Friday, December 4, 2009

Driving in Ethiopia…What, a surprise?


Although Ethiopia has a high mortality rate due to car accidents, there seem to be no documents that actually say ‘Ethiopia has the highest mortality rate in the world.’ Even the United Nations World Health Organization that is said to be the author of the document doesn’t have a report with specific country details. Another site just states it with no proof.

But that doesn’t change the fact that there is a big problem on Ethiopian roads. Every morning there is a report on traffic accidents, by Sgt. Assefa Mezgebu, on FM 97.1. And it is very rarely that the Public Relations officer of the Addis Ababa Police reports there were no accidents during the previous 24 hours.
So what is wrong with Ethiopian drivers? One only has to look around at the traffic that is flowing to see the odd ones out:

  •           Mobile Phones: there seems to be an obsession with being seen driving and talking on a mobile phone among Ethiopians. The amazing thing is, the traffic police do not even bat an eye when a driver crawls at 10 km/hr in an 80 km/hr freeway, yapping on his mobile phone. It might not be illegal but neither would it hurt to ask him to move along and put the phone away for his and other drivers’ safety.

  •          Drunk driving: in Ethiopia it is not illegal to drink and drive. In fact a true story is that a guy so drunk that he cannot stand straight pulls up at a gas station.  Behind him comes a police officer on a motorbike. The officer just sits and watches as the driver staggers to the side of the car, fumbles with the gas cap and finally has to be assisted by an attendant. He just lets him drive away without even a warning. After filling his tank, the officer also pulls out of the gas station and spots a driver who has made a turn without turning his car indicator lights on. He stops him and gives him a ticket. While both drivers were at fault, it really needs no imagination to know which of the two drivers the most serious offender was.

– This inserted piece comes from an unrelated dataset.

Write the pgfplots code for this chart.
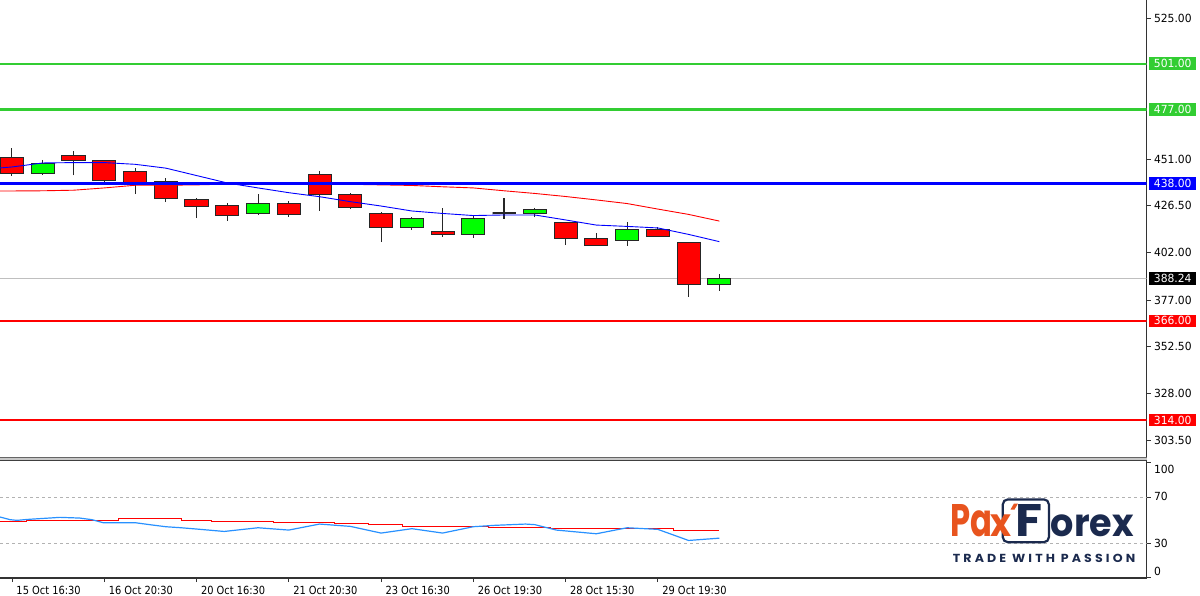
\documentclass[border=0pt]{standalone}
\usepackage{pgfplots}
\pgfplotsset{compat=1.18}
\usepackage{pgfplotstable}
\usepgfplotslibrary{statistics}
\usepackage{fontspec}
\newfontfamily\tahoma{DejaVu Sans}[FakeStretch=0.96]
\newfontfamily\tahomax{DejaVu Sans}[FakeStretch=0.88]
\newfontfamily\logofont{Poppins}
\definecolor{lvlgreen}{RGB}{50,205,50}
\definecolor{candgreen}{RGB}{0,255,0}
\definecolor{candred}{RGB}{255,0,0}
\definecolor{lvlblue}{RGB}{0,0,255}
\definecolor{rsiblue}{RGB}{40,145,255}
\definecolor{paxorange}{RGB}{232,84,30}
\definecolor{paxnavy}{RGB}{27,42,78}

% candle data: index, low, body low, body high, high
\pgfplotstableread{
idx lo blo bhi hi
0 442.1 443.5 451.7 456.6
1 442.6 443.5 448.7 450.5
2 442.4 450.1 452.7 455.3
3 438.2 439.6 450.3 450.3
4 432.5 438.9 444.5 446.1
5 428.3 430.4 439.1 440.9
6 419.9 426.3 429.5 430.4
7 418.6 421.2 426.5 427.7
8 421.6 422.5 427.7 432.6
9 420.7 422.0 427.5 428.9
10 423.8 432.6 442.6 444.7
11 424.7 425.6 432.5 432.9
12 407.3 414.9 422.5 423.0
13 413.7 414.9 419.9 420.4
14 410.2 411.5 413.0 425.1
15 409.7 411.5 419.9 421.2
16 419.5 422.5 422.5 430.4
17 420.4 422.5 424.6 425.4
18 405.8 409.4 417.5 418.0
19 405.8 405.8 409.4 412.0
20 405.5 408.1 414.1 418.0
21 410.2 410.2 414.1 415.1
22 378.7 385.2 407.1 407.1
23 381.7 385.2 388.24 390.5
}\candles

% one candle = one prepared box plot read from row #1 of \candles
\newcommand\drawcandle[3]{%
  \pgfplotstablegetelem{#1}{lo}\of\candles\let\candlo\pgfplotsretval
  \pgfplotstablegetelem{#1}{blo}\of\candles\let\candblo\pgfplotsretval
  \pgfplotstablegetelem{#1}{bhi}\of\candles\let\candbhi\pgfplotsretval
  \pgfplotstablegetelem{#1}{hi}\of\candles\let\candhi\pgfplotsretval
  \edef\candtemp{\noexpand\addplot[draw=black!85, fill=#2, line width=#3,
    boxplot prepared={draw position=#1, lower whisker=\candlo,
      lower quartile=\candblo, median=\candblo,
      upper quartile=\candbhi, upper whisker=\candhi}] coordinates {};}%
  \candtemp
}

\pgfplotsset{
  tl/.style={font=\tahoma\fontsize{11.2}{13}\selectfont, text=black},
  tlx/.style={font=\tahomax\fontsize{11.2}{13}\selectfont, text=black},
}

\begin{document}
\begin{tikzpicture}[x=1pt,y=1pt]
\path[use as bounding box] (0,0) rectangle (1200,595);

% ---------------- main price panel ----------------
\begin{axis}[
  at={(0pt,137pt)}, anchor=south west,
  scale only axis, width=1146.5pt, height=458pt,
  xmin=-0.39, xmax=36.89, ymin=294.03, ymax=534.45,
  axis x line=none, axis y line*=right,
  ytick={303.5,328,352.5,377,402,426.5,451,525},
  yticklabels={303.50,328.00,352.50,377.00,402.00,426.50,451.00,525.00},
  tick align=outside, major tick length=4pt,
  tick style={black!80, line width=0.8pt},
  axis line style={black!80, line width=1.2pt},
  yticklabel style={tl},
  boxplot/draw direction=y,
  boxplot/box extend=0.75, boxplot/whisker extend=0,
]
\addplot[black!25, line width=1pt] coordinates {(-0.39,388.24) (36.89,388.24)};

\pgfplotsinvokeforeach{0,2,3,4,5,6,7,9,10,11,12,14,18,19,21,22}{
  \drawcandle{#1}{candred}{1pt}
}
\pgfplotsinvokeforeach{1,8,13,15,17,20,23}{
  \drawcandle{#1}{candgreen}{1pt}
}
\drawcandle{16}{black}{1.6pt}

% moving averages
\addplot[lvlblue, line width=0.9pt] coordinates {
(-0.39,446.3) (0,446.8) (1,448.9) (2,449.1) (3,449.1) (4,448.2) (5,446.2)
(6,442.3) (7,438.4) (8,435.8) (9,433.3) (10,431.2) (11,428.6) (12,426.3)
(13,423.7) (14,422.4) (15,421.3) (16,421.6) (17,421.6) (18,419.0) (19,416.3)
(20,415.6) (21,414.8) (22,411.4) (23,407.6)};
\addplot[candred, line width=0.9pt] coordinates {
(-0.39,434.2) (0,434.2) (1,434.3) (2,434.6) (3,435.8) (4,437.2) (5,437.2)
(6,437.4) (7,437.8) (8,437.8) (9,437.8) (10,437.8) (11,437.7) (12,437.4)
(13,437.1) (14,436.4) (15,435.8) (16,434.3) (17,432.9) (18,431.3) (19,429.5)
(20,427.6) (21,424.7) (22,421.9) (23,418.4)};

% horizontal levels
\addplot[lvlgreen, line width=2.2pt] coordinates {(-0.39,501) (36.89,501)};
\addplot[lvlgreen, line width=2.2pt] coordinates {(-0.39,477) (36.89,477)};
\addplot[lvlblue, line width=3pt] coordinates {(-0.39,438) (36.89,438)};
\addplot[candred, line width=2.7pt] coordinates {(-0.39,366) (36.89,366)};
\addplot[candred, line width=2.7pt] coordinates {(-0.39,314) (36.89,314)};

\coordinate (L501) at (axis cs:36.89,501);
\coordinate (L477) at (axis cs:36.89,477);
\coordinate (L438) at (axis cs:36.89,438);
\coordinate (L388) at (axis cs:36.89,388.24);
\coordinate (L366) at (axis cs:36.89,366);
\coordinate (L314) at (axis cs:36.89,314);
\end{axis}

% ---------------- lower oscillator panel ----------------
\begin{axis}[
  at={(0pt,17pt)}, anchor=south west,
  scale only axis, width=1146.5pt, height=117pt,
  xmin=-0.39, xmax=36.89, ymin=-0.2, ymax=101.1,
  axis x line*=bottom, axis y line*=right,
  xtick={0,3,6,9,12,15,18,21},
  xticklabels={15 Oct 16:30,16 Oct 20:30,20 Oct 16:30,21 Oct 20:30,23 Oct 16:30,26 Oct 19:30,28 Oct 15:30,29 Oct 19:30},
  ytick={0,30,70,100},
  yticklabels={\smash{\raisebox{2.1pt}{0}},30,70,\smash{\raisebox{-11.2pt}{100}}},
  tick align=outside, major tick length=4pt,
  tick style={black!80, line width=0.8pt},
  axis line style={black!80, line width=1.2pt},
  yticklabel style={tl},
  xticklabel style={tlx, anchor=north west, inner sep=0pt, xshift=4.3pt, yshift=-3.7pt},
]
\addplot[black!30, line width=0.8pt, dash pattern=on 3pt off 3pt] coordinates {(-0.39,70) (36.89,70)};
\addplot[black!30, line width=0.8pt, dash pattern=on 3pt off 3pt] coordinates {(-0.39,30) (36.89,30)};
\addplot[candred, line width=1pt, const plot] coordinates {
(-0.39,48.4) (0.48,49.9) (3.46,51.0) (5.5,49.8) (6.5,48.8) (8.5,48.0)
(10.5,47.4) (11.6,46.2) (12.7,44.8) (13.5,44.2) (15.5,43.3) (17.5,42.5)
(21.5,41.3) (23,41.3)};
\addplot[rsiblue, line width=1.2pt] coordinates {
(-0.39,52.6) (-0.06,50.3) (0.16,49.7) (0.49,50.5) (1.56,52.3) (2.2,51.7)
(2.6,50.3) (2.96,47.7) (4.0,47.7) (4.5,45.9) (5,44.2) (5.5,43.3) (6,42.2)
(6.9,40.1) (8,43.3) (9,41.3) (10,46.5) (11,44.5) (12,38.7) (13,42.5)
(14,38.7) (15,44.2) (15.7,45.4) (16.7,46.5) (17,46.0) (17.7,41.3) (19,38.1)
(20,43.3) (21,41.9) (22,32.3) (23,34.3)};
\end{axis}

% separator between panels
\fill[black!22] (0,134) rectangle (1146.5,137);
\draw[black!60, line width=1pt] (0,137) -- (1146.5,137);
\draw[black!75, line width=1pt] (0,134) -- (1146.5,134);

% level label boxes
\foreach \p/\c/\t in {L501/lvlgreen/501.00, L477/lvlgreen/477.00, L438/lvlblue/438.00,
                      L388/black/388.24, L366/candred/366.00, L314/candred/314.00}{
  \node[fill=\c, text=white, anchor=west, minimum width=47pt, minimum height=12.5pt,
        inner sep=0pt, font=\tahoma\fontsize{11.2}{13}\selectfont] at ([xshift=2.5pt]\p) {\t};
}

% logo
\draw[paxnavy, line width=2.2pt, rounded corners=5pt] (1002.8,52.8) rectangle (1048.9,95.6);
\node[anchor=base west, inner sep=0pt] at (950.5,58.3)
  {\color{paxorange}\resizebox{42pt}{32pt}{\logofont\bfseries Pa}};
\node[anchor=base west, inner sep=0pt] at (990.5,58.3)
  {\color{paxorange}\resizebox{21pt}{21.7pt}{\logofont\bfseries x}};
\fill[paxorange] (1010.5,85.5) -- (1014.5,85.5) -- (1018,91.5) -- (1014,91.5) -- cycle;
\node[anchor=base west, inner sep=0pt] at (1015,58.3)
  {\color{paxnavy}\resizebox{27pt}{32pt}{\logofont\bfseries F}};
\node[anchor=base west, inner sep=0pt] at (1050.5,58.3)
  {\color{paxnavy}\resizebox{83pt}{21.7pt}{\logofont\bfseries orex}};
\node[anchor=base west, inner sep=0pt] at (952.7,32.7)
  {\color{paxnavy}\resizebox{182.3pt}{8.3pt}{\logofont\bfseries\addfontfeature{LetterSpace=25}TRADE WITH PASSION}};
\end{tikzpicture}
\end{document}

  •          Seat belts: it is taboo to wear seatbelts in Ethiopia, although the custom is slowly picking up. Drivers actually used to be ashamed of wearing seatbelts. They used to be so self conscious thinking that they would be seen as less of a driver by others; And so a minor accident would turn fatal because of one simple nylon belt, or rather the lack of it.

  •          Lane straddling/switching: Ethiopians tend to swerve and curve all over the road. There is no such thing as sticking to one lane, or signaling before switching lanes, especially if it’s a city mini-bus taxi. Whoever is in front has the right of all the road ahead and he can keep zigzagging all he wants. He can cover two lanes and not budge if he feels like it. It’s the problem of the driver behind to find a way to  go around him.


  •         Not wearing the correct protective gear: The funniest, yet most dangerous sight one can see on Addis roads is motorcyclists zipping around the city wearing helmets. Not so funny, right? But the thing is, the helmets are construction helmets, with no straps whatsoever to keep them on. The questions to ask are: Who do they think they’re kidding? And why do the traffic police look the other way?

  •         Road Rage/Impatience (either with other traffic or pedestrians): this needs no comment. Every Ethiopian thinks he is the best driver. And whoever doesn’t watch out, well, needs to!

Now on the opposite side of the spectrum let’s look at how correcting these minor infractions could actually solve the whole road chaos; let’s have a look at one of the safest countries to drive in: the Netherlands. It is illegal to talk on the phone while driving, unless the phone has hands-off techno. Drinking and driving is not tolerated, and therefore the amount of legal alcohol that can be found during a breath-analyzer test is minimal. Seat belts are required not only for the driver and front-passenger for those in the back too. These are just the things that are needed to make our roads safe and mostly common sense all that’s needed to make these correction, after all lives are priceless.